> [DO THIS]:
In this exercise, the entries below include pictures. Repeat exactly the lines from the line with "Reproduce this chart with Plotly." to the line with "xpos = list(range(len(years)))", including both, but without the pictures.

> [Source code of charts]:
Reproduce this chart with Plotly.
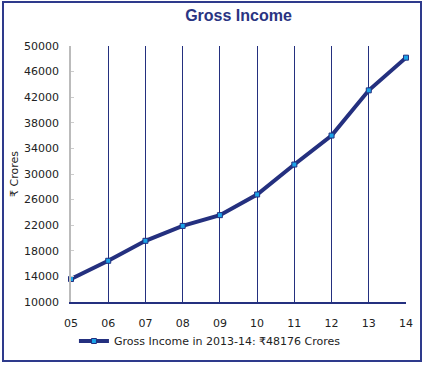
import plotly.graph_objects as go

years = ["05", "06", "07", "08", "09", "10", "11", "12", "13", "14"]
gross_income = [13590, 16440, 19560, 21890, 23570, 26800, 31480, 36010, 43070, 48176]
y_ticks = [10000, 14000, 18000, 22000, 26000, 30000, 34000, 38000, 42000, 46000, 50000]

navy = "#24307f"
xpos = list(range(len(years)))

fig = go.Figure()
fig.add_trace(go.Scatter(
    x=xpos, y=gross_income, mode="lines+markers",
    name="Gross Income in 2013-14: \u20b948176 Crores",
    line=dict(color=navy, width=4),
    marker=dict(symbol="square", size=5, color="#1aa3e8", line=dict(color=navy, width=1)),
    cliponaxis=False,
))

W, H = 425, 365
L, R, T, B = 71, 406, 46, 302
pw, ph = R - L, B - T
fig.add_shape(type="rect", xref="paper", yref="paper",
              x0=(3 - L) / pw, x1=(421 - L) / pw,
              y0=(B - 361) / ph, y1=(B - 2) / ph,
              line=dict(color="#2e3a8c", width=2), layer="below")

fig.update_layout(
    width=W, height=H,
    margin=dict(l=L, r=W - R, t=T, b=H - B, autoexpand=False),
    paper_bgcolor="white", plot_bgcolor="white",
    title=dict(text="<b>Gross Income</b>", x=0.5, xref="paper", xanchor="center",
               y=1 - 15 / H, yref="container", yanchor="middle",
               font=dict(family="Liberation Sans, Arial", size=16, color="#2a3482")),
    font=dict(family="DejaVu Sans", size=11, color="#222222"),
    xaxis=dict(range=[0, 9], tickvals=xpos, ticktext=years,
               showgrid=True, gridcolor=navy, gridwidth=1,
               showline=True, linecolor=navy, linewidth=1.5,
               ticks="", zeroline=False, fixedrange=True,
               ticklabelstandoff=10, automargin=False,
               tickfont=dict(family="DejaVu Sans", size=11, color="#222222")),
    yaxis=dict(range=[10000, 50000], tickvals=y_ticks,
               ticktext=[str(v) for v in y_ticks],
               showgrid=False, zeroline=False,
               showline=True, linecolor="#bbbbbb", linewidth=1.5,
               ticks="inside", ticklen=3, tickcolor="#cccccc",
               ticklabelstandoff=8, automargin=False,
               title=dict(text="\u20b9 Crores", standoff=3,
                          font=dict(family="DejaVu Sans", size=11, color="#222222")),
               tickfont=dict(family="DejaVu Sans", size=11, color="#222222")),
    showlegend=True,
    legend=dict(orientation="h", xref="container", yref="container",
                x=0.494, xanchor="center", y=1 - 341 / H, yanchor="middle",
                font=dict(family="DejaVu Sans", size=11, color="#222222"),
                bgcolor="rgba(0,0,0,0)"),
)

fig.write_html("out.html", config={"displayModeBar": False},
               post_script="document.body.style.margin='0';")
...
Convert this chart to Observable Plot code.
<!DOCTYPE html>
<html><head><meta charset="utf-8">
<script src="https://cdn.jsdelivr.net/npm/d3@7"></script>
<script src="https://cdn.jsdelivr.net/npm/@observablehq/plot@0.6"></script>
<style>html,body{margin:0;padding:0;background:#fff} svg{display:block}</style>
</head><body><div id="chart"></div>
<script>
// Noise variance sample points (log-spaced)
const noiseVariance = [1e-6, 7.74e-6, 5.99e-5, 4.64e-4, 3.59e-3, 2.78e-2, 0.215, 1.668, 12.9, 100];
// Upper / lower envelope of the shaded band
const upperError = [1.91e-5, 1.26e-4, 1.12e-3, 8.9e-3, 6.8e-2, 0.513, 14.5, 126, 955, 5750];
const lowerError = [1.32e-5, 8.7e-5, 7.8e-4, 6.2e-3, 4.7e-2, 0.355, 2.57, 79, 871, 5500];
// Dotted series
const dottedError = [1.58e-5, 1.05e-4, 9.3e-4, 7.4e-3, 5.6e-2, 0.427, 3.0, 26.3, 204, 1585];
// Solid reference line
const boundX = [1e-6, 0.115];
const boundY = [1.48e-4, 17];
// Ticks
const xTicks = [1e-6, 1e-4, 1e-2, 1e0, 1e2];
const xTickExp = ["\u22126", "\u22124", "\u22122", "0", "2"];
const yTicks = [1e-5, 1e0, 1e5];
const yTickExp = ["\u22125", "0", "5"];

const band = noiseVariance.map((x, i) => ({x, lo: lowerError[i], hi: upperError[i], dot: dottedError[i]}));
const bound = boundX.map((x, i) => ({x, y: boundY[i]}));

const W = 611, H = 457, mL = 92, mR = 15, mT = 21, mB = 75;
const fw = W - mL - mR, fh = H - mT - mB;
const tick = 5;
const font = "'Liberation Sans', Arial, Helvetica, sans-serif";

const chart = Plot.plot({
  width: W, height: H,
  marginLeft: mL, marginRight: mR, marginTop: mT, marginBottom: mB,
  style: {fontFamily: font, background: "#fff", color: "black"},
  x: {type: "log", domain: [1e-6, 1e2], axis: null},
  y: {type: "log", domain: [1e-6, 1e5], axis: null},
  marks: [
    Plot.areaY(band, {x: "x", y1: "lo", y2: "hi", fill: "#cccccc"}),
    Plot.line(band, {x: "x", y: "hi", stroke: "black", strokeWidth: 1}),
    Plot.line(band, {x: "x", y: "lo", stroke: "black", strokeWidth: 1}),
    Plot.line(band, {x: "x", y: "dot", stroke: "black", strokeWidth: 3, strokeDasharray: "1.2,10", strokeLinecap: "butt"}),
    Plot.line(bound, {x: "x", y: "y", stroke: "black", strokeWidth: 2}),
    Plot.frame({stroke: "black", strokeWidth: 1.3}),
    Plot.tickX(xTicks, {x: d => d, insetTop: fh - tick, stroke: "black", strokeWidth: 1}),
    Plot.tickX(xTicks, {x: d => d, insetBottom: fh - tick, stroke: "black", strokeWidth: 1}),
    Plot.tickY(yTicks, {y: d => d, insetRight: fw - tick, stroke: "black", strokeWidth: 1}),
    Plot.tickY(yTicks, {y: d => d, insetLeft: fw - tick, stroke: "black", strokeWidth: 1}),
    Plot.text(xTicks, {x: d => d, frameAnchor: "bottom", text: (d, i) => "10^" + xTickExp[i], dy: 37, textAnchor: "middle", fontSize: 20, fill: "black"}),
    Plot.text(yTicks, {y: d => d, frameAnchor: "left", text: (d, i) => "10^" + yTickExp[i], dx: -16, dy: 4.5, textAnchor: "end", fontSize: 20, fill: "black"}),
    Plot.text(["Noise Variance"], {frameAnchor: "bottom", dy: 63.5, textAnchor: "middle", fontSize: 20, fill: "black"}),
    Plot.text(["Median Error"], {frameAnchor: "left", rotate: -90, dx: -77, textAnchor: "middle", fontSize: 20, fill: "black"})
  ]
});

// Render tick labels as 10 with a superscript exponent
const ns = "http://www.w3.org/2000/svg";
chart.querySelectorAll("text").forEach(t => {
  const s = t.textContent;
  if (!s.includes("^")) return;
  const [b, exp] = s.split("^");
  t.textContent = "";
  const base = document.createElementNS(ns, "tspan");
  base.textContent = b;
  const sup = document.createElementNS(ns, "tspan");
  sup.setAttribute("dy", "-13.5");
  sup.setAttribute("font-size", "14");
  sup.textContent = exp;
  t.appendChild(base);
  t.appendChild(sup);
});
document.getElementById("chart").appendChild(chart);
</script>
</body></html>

> [CORRECT RESPONSE]:
Reproduce this chart with Plotly.
import plotly.graph_objects as go

years = ["05", "06", "07", "08", "09", "10", "11", "12", "13", "14"]
gross_income = [13590, 16440, 19560, 21890, 23570, 26800, 31480, 36010, 43070, 48176]
y_ticks = [10000, 14000, 18000, 22000, 26000, 30000, 34000, 38000, 42000, 46000, 50000]

navy = "#24307f"
xpos = list(range(len(years)))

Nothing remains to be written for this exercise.